Temperatures at Mt Ruapehu's crater lake Te Wai ā-moe have been rising in step with an increase in volcanic tremors, indicating a state of minor unrest at the mountain.

But scientists believe the activity is part of a heating cycle that's long been observed at Mt Ruapehu, which officially remains at the second lowest Volcanic Alert Level.

"Te Wai ā-moe has a clear temperature cycle that we have observed since 2003," GNS Science duty volcanologist Geoff Kilgour said.

During these cycles, the temperature ranged between 12C and 40C over a period of around a year.


GNS Science previously reported how a relatively long-period of elevated temperature of Te Wai ā-moe was coming to an end.

During that elevated temperature period, the lake reached temperatures of around 38C, and scientists expected the lake to then cool as it had done many times before.

While that happened over the past two months - when the lake had cooled to around 20C - the water began warming again last week, rising at a rate of around 1C each day.

"Following previous heating cycles, we expect the lake to continue heating for the coming weeks," Kilgour said.

"Coincident with the increasing lake temperature, we have also noticed that the level of volcanic tremor has increased."
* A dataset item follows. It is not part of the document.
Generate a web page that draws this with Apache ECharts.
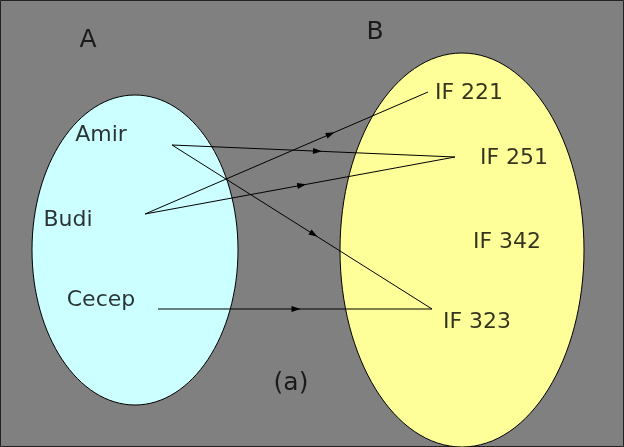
<!DOCTYPE html>
<html><head><meta charset="utf-8">
<script src="https://cdn.jsdelivr.net/npm/echarts@6/dist/echarts.min.js"></script>
<style>html,body{margin:0;padding:0;background:#808080}#c{width:624px;height:447px}</style>
</head><body><div id="c"></div>
<script>
// sets: [label, cx, cy, rx, ry, fill]
const sets = [
  ['A', 135, 250, 103, 155, '#ccffff'],
  ['B', 462, 250, 122, 197, '#ffff99']
];
const setLabels = [['A', 88, 40], ['B', 375, 32], ['(a)', 291, 383]];
const domain = ['Amir', 'Budi', 'Cecep'];
const domainPos = [[101, 135], [68, 220], [101, 300]];
const domainAnchor = [[172, 145], [145, 214], [158, 309]];
const codomain = ['IF 221', 'IF 251', 'IF 342', 'IF 323'];
const codomainPos = [[469, 93], [514, 158], [507, 242], [477, 322]];
const codomainAnchor = [[428, 92], [455, 157], null, [432, 309]];
// mapping pairs [domain index, codomain index, arrow position along line]
const links = [[0, 1, 0.53], [0, 3, 0.56], [1, 0, 0.67], [1, 1, 0.52], [2, 3, 0.52]];

const chart = echarts.init(document.getElementById('c'));
const font = 'DejaVu Sans';
chart.setOption({
  backgroundColor: '#808080',
  animation: false,
  grid: { left: 0, right: 0, top: 0, bottom: 0 },
  xAxis: { type: 'value', min: 0, max: 624, show: false },
  yAxis: { type: 'value', min: 0, max: 447, inverse: true, show: false },
  series: [
    {
      type: 'custom',
      data: sets.map(s => s.slice(1)),
      renderItem: (params, api) => {
        const c = api.coord([api.value(0), api.value(1)]);
        const sz = api.size([api.value(2), api.value(3)]);
        return {
          type: 'ellipse',
          shape: { cx: c[0], cy: c[1], rx: sz[0], ry: sz[1] },
          style: { fill: sets[params.dataIndex][5], stroke: '#000', lineWidth: 1 }
        };
      }
    },
    {
      type: 'custom',
      data: links.map(l => [...domainAnchor[l[0]], ...codomainAnchor[l[1]], l[2]]),
      renderItem: (params, api) => {
        const a = api.coord([api.value(0), api.value(1)]);
        const b = api.coord([api.value(2), api.value(3)]);
        const t = api.value(4);
        const dx = b[0] - a[0], dy = b[1] - a[1];
        const len = Math.hypot(dx, dy), ux = dx / len, uy = dy / len;
        const m = [a[0] + dx * t, a[1] + dy * t];
        const back = [m[0] - ux * 9, m[1] - uy * 9];
        return {
          type: 'group',
          children: [
            { type: 'line', shape: { x1: a[0], y1: a[1], x2: b[0], y2: b[1] }, style: { stroke: '#000', lineWidth: 1 } },
            { type: 'polygon', shape: { points: [m, [back[0] - uy * 3, back[1] + ux * 3], [back[0] + uy * 3, back[1] - ux * 3]] }, style: { fill: '#000' } }
          ]
        };
      }
    },
    {
      type: 'scatter',
      symbolSize: 0,
      data: [
        ...setLabels.map(l => ({ value: [l[1], l[2]], name: l[0], fs: 25 })),
        ...domain.map((n, i) => ({ value: domainPos[i], name: n, fs: 22 })),
        ...codomain.map((n, i) => ({ value: codomainPos[i], name: n, fs: 22 }))
      ].map(d => ({ value: d.value, name: d.name, label: { fontSize: d.fs } })),
      label: {
        show: true, position: 'inside', formatter: p => p.name,
        color: '#000', fontFamily: font
      }
    }
  ],
  graphic: [{
    type: 'rect', shape: { x: 0.5, y: 0.5, width: 623, height: 446 },
    style: { fill: 'none', stroke: '#222', lineWidth: 1 }
  }]
});
</script></body></html>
This was a characteristic feature of a heating cycle and represented the increased flow of hydrothermal fluids into the lake.

Previous heating cycles had shown this increased tremor to last for days to weeks.
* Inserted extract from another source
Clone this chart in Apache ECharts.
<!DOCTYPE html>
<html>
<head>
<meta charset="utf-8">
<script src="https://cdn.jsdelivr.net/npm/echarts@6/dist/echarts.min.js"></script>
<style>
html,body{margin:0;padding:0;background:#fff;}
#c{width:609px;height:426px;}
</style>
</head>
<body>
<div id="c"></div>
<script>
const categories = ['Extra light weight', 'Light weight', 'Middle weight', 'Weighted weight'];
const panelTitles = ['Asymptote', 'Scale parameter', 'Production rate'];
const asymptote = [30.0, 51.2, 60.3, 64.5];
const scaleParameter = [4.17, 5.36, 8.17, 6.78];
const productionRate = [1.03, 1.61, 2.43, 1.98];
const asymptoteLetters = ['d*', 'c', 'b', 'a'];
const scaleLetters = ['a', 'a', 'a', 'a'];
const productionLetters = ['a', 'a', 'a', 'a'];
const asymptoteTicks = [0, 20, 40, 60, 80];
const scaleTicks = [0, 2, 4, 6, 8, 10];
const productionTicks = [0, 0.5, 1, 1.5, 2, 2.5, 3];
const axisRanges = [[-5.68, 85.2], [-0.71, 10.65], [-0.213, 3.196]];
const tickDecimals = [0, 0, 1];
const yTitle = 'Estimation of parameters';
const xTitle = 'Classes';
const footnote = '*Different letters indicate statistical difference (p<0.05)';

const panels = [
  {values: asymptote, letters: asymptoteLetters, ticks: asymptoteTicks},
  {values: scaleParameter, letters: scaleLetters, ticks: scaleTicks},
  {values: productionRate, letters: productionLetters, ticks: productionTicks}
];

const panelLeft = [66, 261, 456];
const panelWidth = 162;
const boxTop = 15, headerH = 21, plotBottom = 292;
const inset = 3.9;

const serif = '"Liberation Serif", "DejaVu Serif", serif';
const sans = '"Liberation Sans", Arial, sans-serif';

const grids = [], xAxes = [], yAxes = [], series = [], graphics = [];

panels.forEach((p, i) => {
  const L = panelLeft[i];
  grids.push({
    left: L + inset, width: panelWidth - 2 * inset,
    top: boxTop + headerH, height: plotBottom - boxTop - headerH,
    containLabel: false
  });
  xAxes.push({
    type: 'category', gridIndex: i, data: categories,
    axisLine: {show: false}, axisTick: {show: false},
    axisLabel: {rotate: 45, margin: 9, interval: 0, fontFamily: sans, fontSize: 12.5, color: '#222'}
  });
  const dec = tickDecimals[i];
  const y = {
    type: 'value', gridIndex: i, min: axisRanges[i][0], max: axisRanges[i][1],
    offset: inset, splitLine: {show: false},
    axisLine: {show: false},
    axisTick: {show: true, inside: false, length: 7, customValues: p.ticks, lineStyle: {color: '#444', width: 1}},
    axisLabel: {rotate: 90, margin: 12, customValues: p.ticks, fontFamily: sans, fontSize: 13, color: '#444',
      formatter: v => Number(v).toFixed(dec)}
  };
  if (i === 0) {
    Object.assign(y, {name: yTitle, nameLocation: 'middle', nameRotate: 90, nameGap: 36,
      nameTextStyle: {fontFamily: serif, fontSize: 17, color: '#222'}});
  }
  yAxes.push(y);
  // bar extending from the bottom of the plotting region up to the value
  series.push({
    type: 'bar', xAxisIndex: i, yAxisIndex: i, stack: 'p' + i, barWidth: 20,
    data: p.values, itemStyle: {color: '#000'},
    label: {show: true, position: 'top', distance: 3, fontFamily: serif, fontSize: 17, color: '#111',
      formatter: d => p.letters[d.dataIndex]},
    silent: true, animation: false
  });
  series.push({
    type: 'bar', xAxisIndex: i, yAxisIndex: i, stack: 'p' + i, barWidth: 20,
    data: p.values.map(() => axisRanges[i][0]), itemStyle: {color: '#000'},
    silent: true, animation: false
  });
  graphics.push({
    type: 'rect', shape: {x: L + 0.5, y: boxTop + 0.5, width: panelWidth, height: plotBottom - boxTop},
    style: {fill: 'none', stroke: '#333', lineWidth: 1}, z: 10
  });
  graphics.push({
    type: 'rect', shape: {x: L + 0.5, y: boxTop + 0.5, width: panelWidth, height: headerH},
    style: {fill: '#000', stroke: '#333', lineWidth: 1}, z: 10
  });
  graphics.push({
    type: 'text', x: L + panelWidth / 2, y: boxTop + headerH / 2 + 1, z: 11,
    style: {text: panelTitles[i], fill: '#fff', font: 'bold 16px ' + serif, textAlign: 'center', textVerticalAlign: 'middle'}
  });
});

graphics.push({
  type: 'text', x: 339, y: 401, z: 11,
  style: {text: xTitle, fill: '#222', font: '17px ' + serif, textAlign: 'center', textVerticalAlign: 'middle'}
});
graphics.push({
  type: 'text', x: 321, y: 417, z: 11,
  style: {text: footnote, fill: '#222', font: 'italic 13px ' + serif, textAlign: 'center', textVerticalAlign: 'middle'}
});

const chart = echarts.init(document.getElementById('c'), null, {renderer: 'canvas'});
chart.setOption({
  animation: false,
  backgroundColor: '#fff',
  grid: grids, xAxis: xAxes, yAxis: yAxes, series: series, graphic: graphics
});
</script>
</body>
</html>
"As part of our normal routine monitoring, we aim to visit Te Wai ā-moe this week to collect water and gas samples from the lake," he said.
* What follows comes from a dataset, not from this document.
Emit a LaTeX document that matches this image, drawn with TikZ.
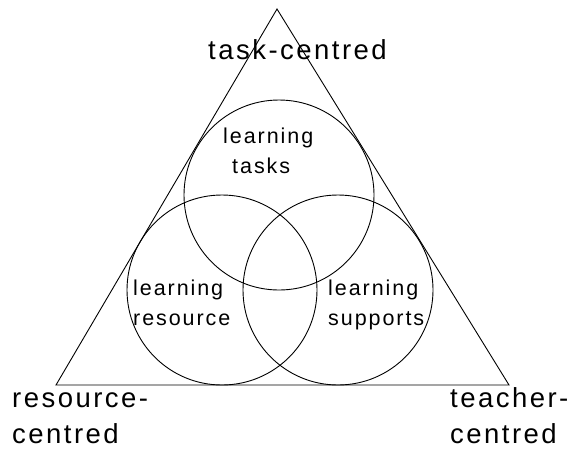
\documentclass[tikz,border=0pt]{standalone}
\usepackage{fontspec}
\setmainfont{Liberation Sans}[LetterSpace=9]
\begin{document}
\begin{tikzpicture}[x=1pt,y=-1pt,
  edge/.style={draw=black,line width=0.9pt},
  inner/.style={font={\fontsize{21.5}{30}\selectfont},align=left,inner sep=0pt,anchor=base west},
  outer/.style={font={\fontsize{27.5}{36}\selectfont},align=left,inner sep=0pt,anchor=base west}]
\useasboundingbox (0,0) rectangle (569,451);
\coordinate (apex) at (277,9);
\coordinate (bl) at (56,385);
\coordinate (br) at (509,385);
\draw[edge] (apex) -- (bl) -- (br) -- cycle;
\node[edge,circle,minimum size=190pt,inner sep=0pt] (ctask) at (279,195) {};
\node[edge,circle,minimum size=190pt,inner sep=0pt] (cres) at (222,290) {};
\node[edge,circle,minimum size=190pt,inner sep=0pt] (csup) at (338,290) {};
\node[outer,anchor=base] (ttask) at (297.5,59) {task-centred};
\node[inner] (ltask) at (223,173) {learning\\\hspace*{9pt}tasks};
\node[inner] (lres) at (133,325) {learning\\resource};
\node[inner] (lsup) at (328,325) {learning\\supports};
\node[outer] (tres) at (12,443) {resource-\\centred};
\node[outer] (tteach) at (450,443) {teacher-\\centred};
\end{tikzpicture}
\end{document}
"The Crater Lake has undergone many heating and cooling cycles in the past and we don't see any unusual signs of increased unrest."

The Aviation Colour Code for Mt Ruapehu also remained at Green, the normal level.

"While this is the case, it is a useful reminder that eruptions can occur with little or no warning."

The last time Ruapehu erupted was on September 25, 2007, causing a seven-minute-long earthquake, two lahars and flying rocks - one which crushed the leg of primary school teacher William Pike when it landed on Dome Shelter near the crater.